===== Records for this exercise

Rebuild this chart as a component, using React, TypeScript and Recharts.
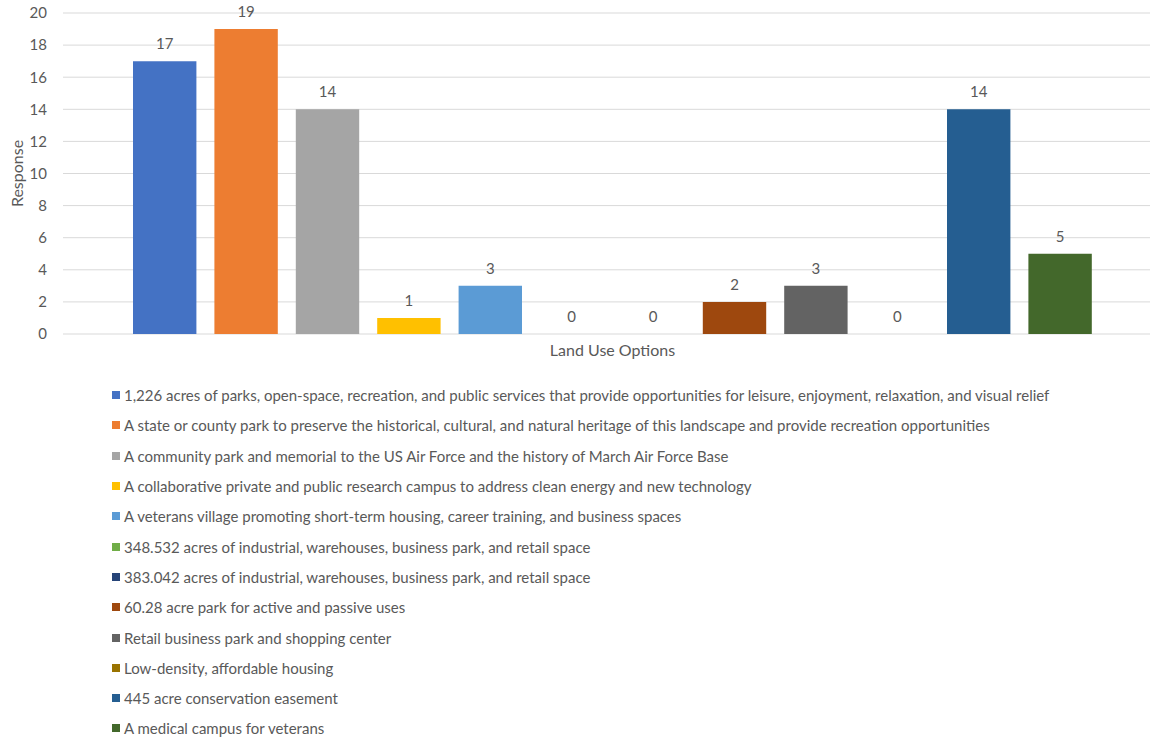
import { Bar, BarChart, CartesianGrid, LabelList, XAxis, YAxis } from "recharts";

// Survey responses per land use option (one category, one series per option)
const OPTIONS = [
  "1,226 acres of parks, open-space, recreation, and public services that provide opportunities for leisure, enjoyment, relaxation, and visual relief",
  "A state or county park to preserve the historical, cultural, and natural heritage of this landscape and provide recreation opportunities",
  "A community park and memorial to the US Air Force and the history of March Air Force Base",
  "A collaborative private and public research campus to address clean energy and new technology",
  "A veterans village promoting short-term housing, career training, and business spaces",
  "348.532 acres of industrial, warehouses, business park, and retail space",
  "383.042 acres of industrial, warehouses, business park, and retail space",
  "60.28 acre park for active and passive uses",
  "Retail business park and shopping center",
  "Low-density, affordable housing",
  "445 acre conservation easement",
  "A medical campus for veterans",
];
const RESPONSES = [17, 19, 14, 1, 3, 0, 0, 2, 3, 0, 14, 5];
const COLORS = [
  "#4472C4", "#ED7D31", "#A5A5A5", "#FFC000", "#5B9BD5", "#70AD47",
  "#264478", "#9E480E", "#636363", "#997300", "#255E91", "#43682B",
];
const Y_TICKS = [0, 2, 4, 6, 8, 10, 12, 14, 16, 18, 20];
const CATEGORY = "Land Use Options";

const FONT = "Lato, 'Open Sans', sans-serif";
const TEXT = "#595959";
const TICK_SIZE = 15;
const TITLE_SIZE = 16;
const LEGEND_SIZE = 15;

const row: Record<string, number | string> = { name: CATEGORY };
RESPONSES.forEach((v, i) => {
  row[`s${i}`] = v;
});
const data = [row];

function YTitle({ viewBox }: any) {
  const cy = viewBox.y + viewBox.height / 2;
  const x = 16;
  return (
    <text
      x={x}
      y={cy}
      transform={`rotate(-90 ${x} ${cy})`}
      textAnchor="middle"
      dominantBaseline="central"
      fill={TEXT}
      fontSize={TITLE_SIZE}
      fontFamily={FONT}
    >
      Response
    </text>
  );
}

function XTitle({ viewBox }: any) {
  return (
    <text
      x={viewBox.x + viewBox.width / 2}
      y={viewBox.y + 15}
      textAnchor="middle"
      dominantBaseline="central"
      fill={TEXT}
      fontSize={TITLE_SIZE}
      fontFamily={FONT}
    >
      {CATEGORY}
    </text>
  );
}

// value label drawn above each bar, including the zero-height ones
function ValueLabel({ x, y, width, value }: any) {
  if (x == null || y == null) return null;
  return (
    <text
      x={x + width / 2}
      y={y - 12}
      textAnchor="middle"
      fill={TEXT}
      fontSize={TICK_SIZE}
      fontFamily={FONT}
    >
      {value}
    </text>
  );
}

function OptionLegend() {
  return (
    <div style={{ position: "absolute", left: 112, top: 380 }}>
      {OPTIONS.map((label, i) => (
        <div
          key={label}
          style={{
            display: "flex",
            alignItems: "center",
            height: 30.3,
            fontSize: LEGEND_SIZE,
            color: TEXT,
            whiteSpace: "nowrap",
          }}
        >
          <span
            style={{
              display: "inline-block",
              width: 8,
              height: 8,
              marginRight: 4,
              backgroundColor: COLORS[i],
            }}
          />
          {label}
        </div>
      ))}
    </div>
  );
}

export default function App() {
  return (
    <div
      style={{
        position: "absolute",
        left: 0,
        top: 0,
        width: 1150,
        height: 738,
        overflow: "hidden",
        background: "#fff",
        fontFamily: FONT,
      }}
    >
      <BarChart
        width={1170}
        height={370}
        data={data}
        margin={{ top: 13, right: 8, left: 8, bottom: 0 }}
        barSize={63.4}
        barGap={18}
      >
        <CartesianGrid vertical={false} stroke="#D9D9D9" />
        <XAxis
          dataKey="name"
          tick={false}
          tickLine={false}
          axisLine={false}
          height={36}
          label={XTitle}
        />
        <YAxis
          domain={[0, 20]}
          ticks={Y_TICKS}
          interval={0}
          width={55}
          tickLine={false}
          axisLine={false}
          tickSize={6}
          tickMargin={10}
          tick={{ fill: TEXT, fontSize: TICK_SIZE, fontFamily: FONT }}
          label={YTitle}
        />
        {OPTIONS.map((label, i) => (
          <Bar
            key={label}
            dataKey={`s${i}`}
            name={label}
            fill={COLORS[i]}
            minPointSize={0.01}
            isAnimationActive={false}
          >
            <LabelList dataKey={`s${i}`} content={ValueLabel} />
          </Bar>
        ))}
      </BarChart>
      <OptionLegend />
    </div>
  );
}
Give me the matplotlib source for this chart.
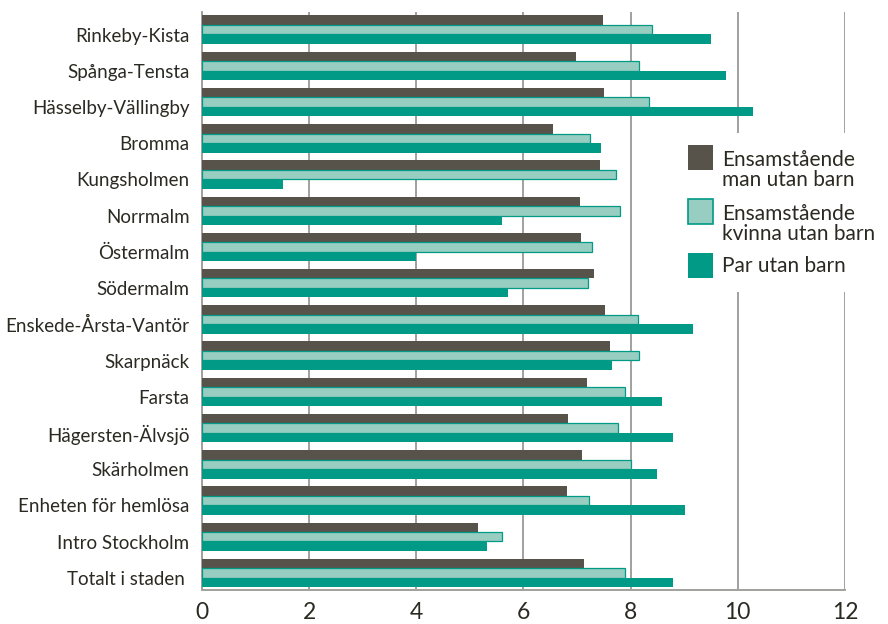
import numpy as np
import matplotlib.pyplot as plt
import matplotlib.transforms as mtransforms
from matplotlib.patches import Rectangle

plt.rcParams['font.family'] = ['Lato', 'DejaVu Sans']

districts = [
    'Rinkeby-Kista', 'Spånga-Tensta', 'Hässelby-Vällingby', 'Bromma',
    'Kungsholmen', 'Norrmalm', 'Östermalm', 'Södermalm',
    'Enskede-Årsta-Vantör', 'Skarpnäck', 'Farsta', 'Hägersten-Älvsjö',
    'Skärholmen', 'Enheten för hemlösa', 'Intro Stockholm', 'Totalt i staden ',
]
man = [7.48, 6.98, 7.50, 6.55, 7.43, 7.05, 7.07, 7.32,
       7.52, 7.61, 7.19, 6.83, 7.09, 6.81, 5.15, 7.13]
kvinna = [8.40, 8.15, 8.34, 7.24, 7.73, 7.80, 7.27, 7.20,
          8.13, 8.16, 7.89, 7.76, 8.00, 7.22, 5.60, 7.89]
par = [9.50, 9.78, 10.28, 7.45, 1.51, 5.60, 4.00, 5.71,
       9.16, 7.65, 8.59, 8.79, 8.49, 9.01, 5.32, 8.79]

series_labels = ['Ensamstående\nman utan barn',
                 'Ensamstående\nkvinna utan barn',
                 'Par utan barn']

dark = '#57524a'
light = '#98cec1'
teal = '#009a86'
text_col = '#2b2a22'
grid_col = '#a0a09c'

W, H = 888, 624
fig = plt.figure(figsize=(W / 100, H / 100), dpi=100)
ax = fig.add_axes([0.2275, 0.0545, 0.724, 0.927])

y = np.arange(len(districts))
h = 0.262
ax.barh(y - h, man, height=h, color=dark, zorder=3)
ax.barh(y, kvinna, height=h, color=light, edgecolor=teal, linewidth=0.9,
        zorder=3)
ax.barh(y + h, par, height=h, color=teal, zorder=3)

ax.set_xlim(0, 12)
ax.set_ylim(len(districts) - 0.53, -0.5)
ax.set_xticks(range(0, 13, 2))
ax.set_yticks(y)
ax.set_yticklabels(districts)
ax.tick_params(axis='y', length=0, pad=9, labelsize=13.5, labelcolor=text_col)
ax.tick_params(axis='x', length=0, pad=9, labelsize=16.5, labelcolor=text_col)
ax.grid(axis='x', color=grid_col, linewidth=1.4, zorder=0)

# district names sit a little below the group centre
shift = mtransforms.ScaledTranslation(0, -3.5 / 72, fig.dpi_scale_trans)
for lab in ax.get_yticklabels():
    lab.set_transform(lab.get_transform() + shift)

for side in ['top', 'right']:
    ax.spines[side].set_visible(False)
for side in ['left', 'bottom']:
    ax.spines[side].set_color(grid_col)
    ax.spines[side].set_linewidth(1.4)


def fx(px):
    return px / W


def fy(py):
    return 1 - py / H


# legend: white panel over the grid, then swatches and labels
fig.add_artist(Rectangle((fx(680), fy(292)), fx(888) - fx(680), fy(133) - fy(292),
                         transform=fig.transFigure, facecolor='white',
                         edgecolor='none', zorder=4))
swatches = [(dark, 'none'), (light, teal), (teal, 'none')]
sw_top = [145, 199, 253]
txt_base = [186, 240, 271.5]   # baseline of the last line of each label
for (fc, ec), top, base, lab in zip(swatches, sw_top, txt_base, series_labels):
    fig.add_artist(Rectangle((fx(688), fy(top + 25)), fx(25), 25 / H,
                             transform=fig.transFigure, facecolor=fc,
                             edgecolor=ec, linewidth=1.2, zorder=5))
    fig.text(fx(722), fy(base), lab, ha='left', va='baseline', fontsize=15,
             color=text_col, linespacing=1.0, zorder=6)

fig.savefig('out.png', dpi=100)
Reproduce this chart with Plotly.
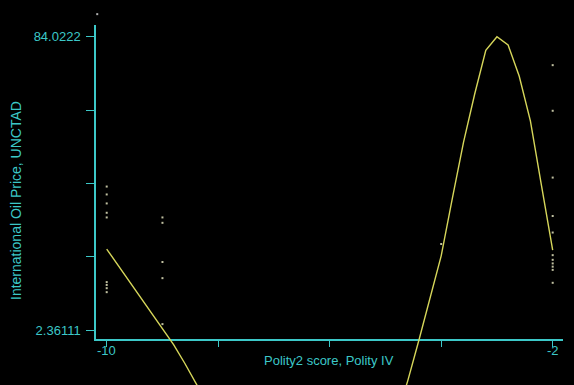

==========

## Aim
Within the listing above, extract exactly the lines that run from the one containing "Give me the matplotlib source for this chart." through the one containing "plt.rcParams['font.family'] = ['Lato', 'DejaVu", excluding any pictures.

## Answer in full
Give me the matplotlib source for this chart.
import numpy as np
import matplotlib.pyplot as plt
import matplotlib.transforms as mtransforms
from matplotlib.patches import Rectangle

plt.rcParams['font.family'] = ['Lato', 'DejaVu Sans']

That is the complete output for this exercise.